Consider a scenario where your team is stuck in a rut, using the same old strategies that no longer yield results. Proposing a new, untested approach requires courage. It’s about being brave enough to challenge the status quo and risk failure for the possibility of success.
Curiosity is the driving force behind innovation and learning. “Choosing to be curious is choosing to be vulnerable because it requires us to surrender to uncertainty,” Brown explains. In the professional sphere, curiosity propels us to explore new skills, ask questions, and seek unfamiliar experiences.
Imagine you’re a traditional marketer who’s only worked with offline marketing strategies. Embracing curiosity might lead you to delve into digital marketing, a field rife with unknowns. This exploration not only broadens your skill set but also opens doors to new possibilities and opportunities.
Overcoming Limiting Beliefs
Often, what stops us from trying something new at work are our own limiting beliefs. These are the stories we tell ourselves about why we can’t or shouldn’t step out of our comfort zones. Brown suggests, “Talk to yourself like you would to someone you love.” By addressing these limiting beliefs with compassion and challenging them, we open ourselves up to new opportunities.

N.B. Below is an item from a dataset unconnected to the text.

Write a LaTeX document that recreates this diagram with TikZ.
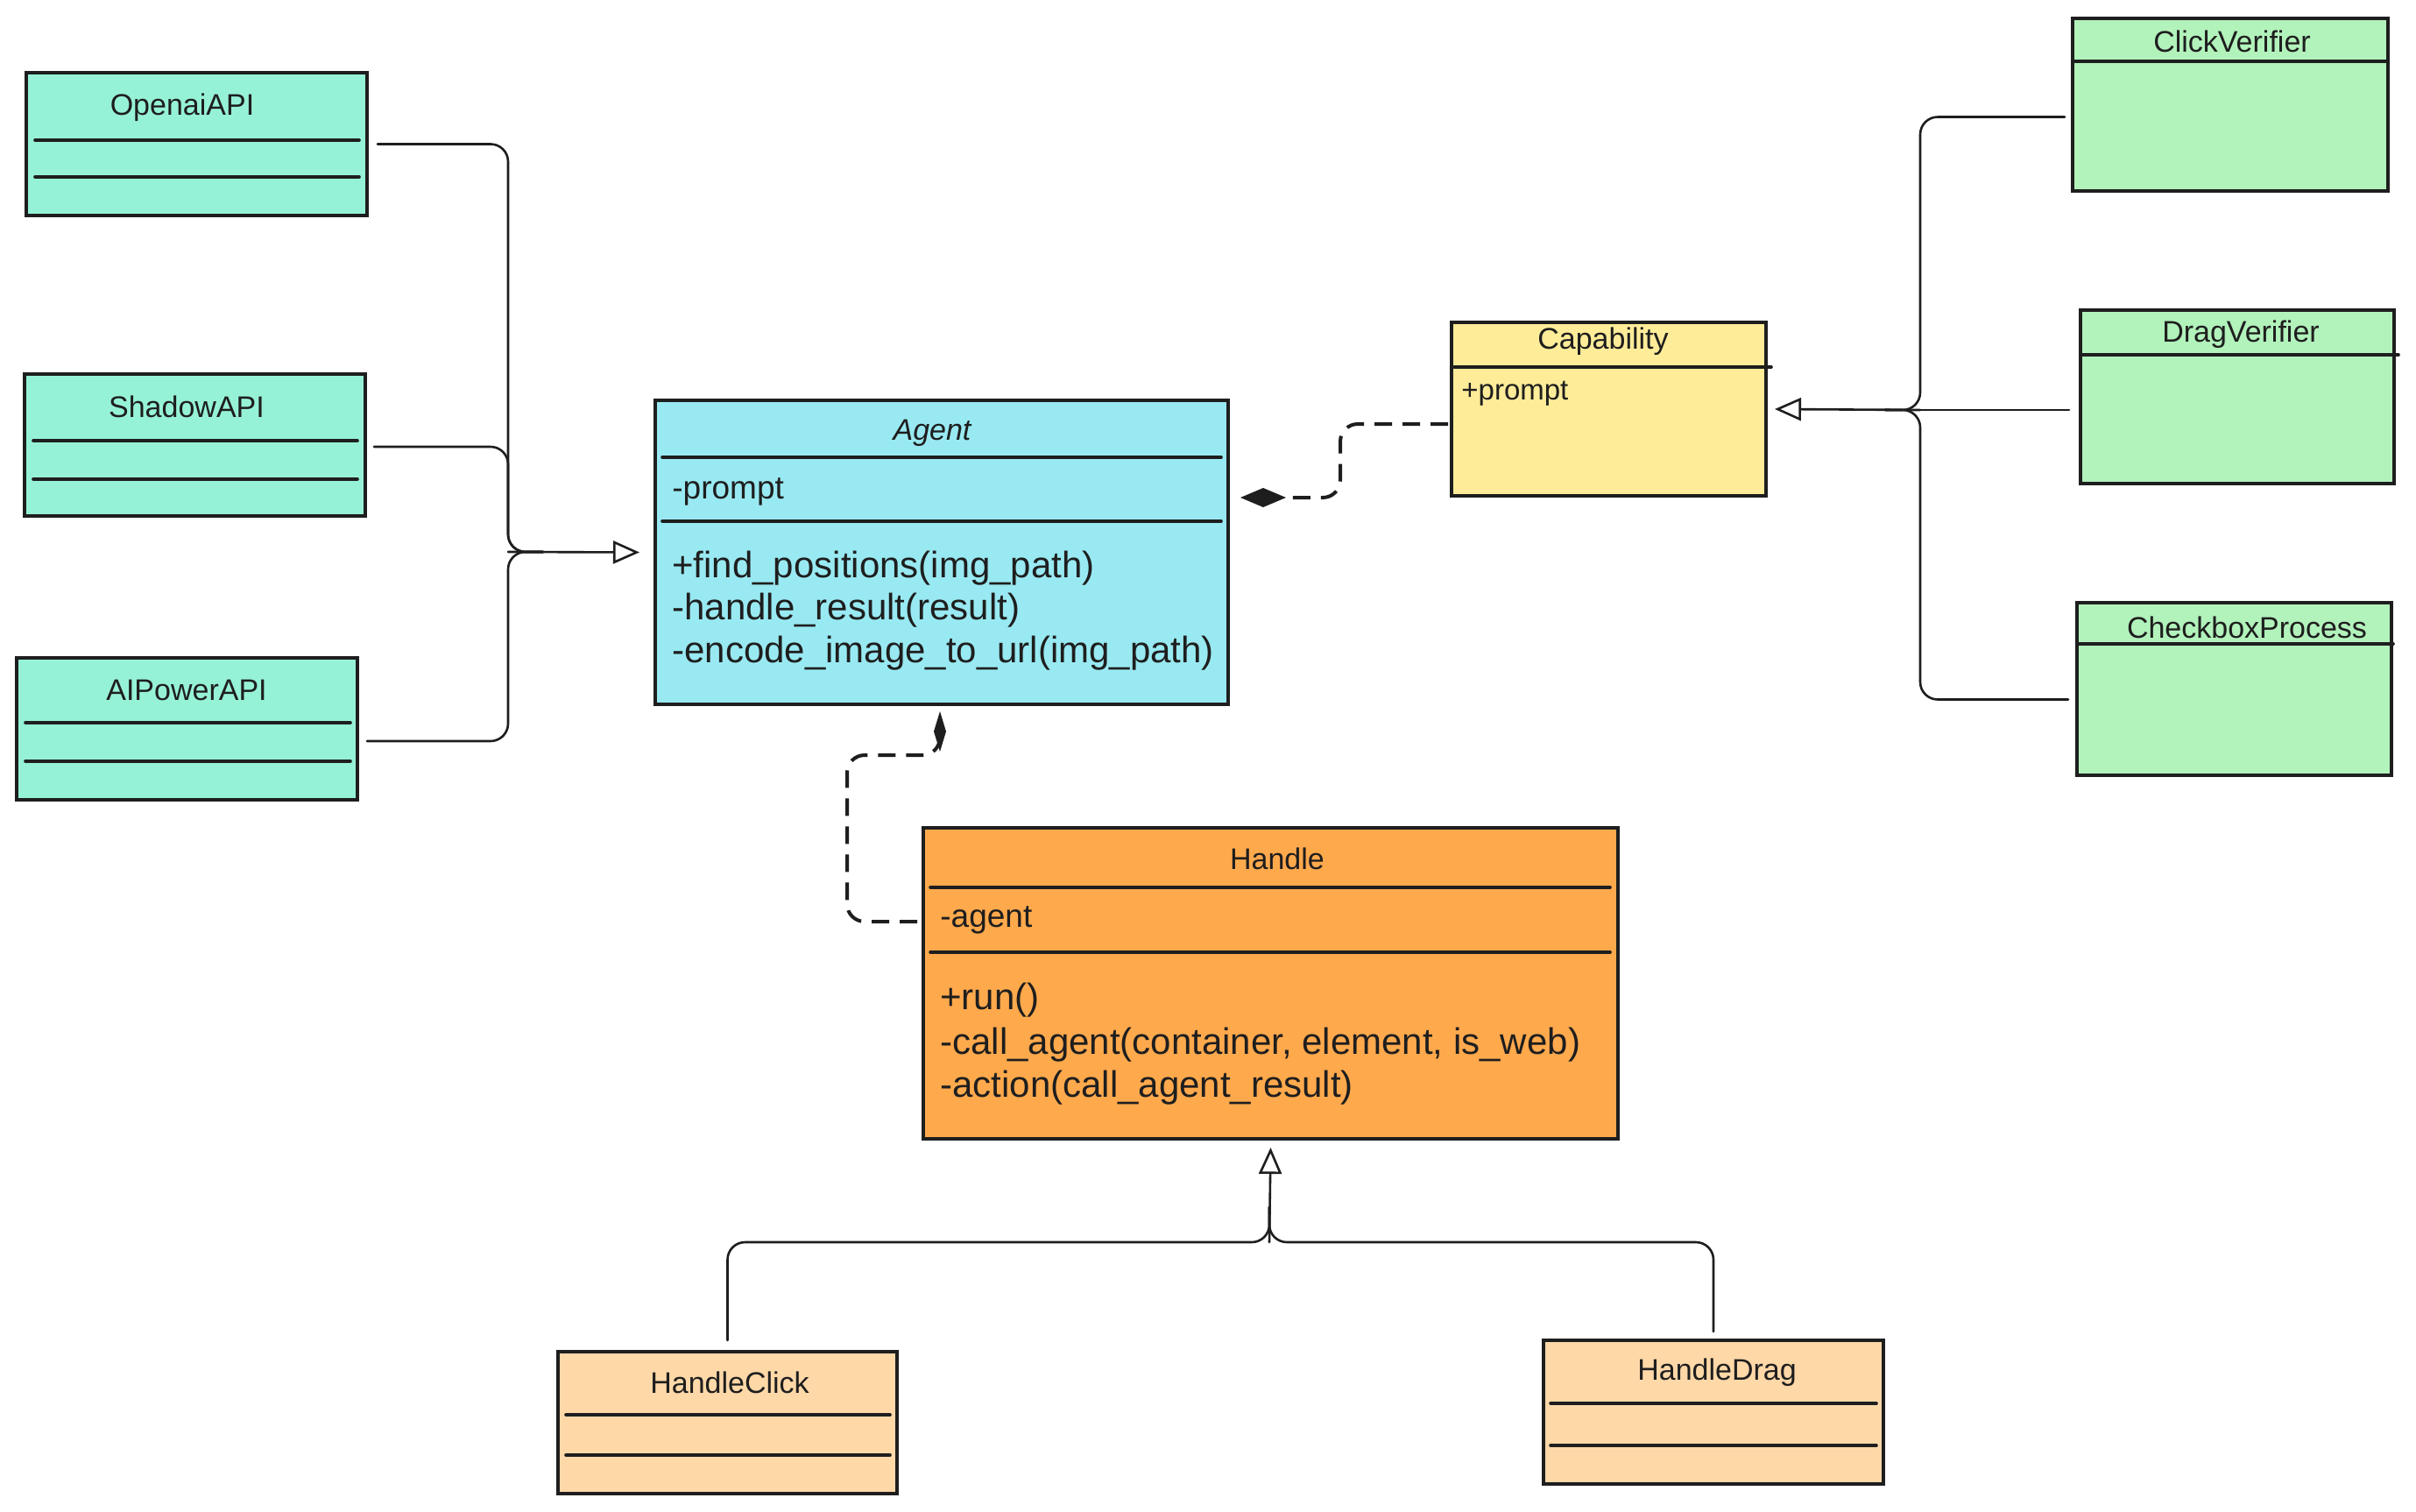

For instance, if you believe you’re not a “creative type,” this limiting belief can prevent you from contributing innovative ideas. By redefining this belief and understanding that creativity is a skill that can be developed, you create space for your ideas to flourish.
Possibility Leads to Personal Growth
These micro shifts in mindset—embracing vulnerability, mustering courage, and fostering curiosity—can lead to significant personal and professional growth. By applying these new ways of thinking, we not only expand our skill sets, but we also enhance our contributions to our teams.
Trying something new at work starts with the courage to welcome uncharted territory. This open mindset not only enriches your own work experience but also contributes to a more dynamic, innovative, and collaborative workplace. As Brown wisely puts it, “When we deny our stories, they define us. When we own our stories, we get to write a brave new ending.”
Imagine who you would be if you stayed open to the endless possibilities and said “yes” to what unknown lies ahead.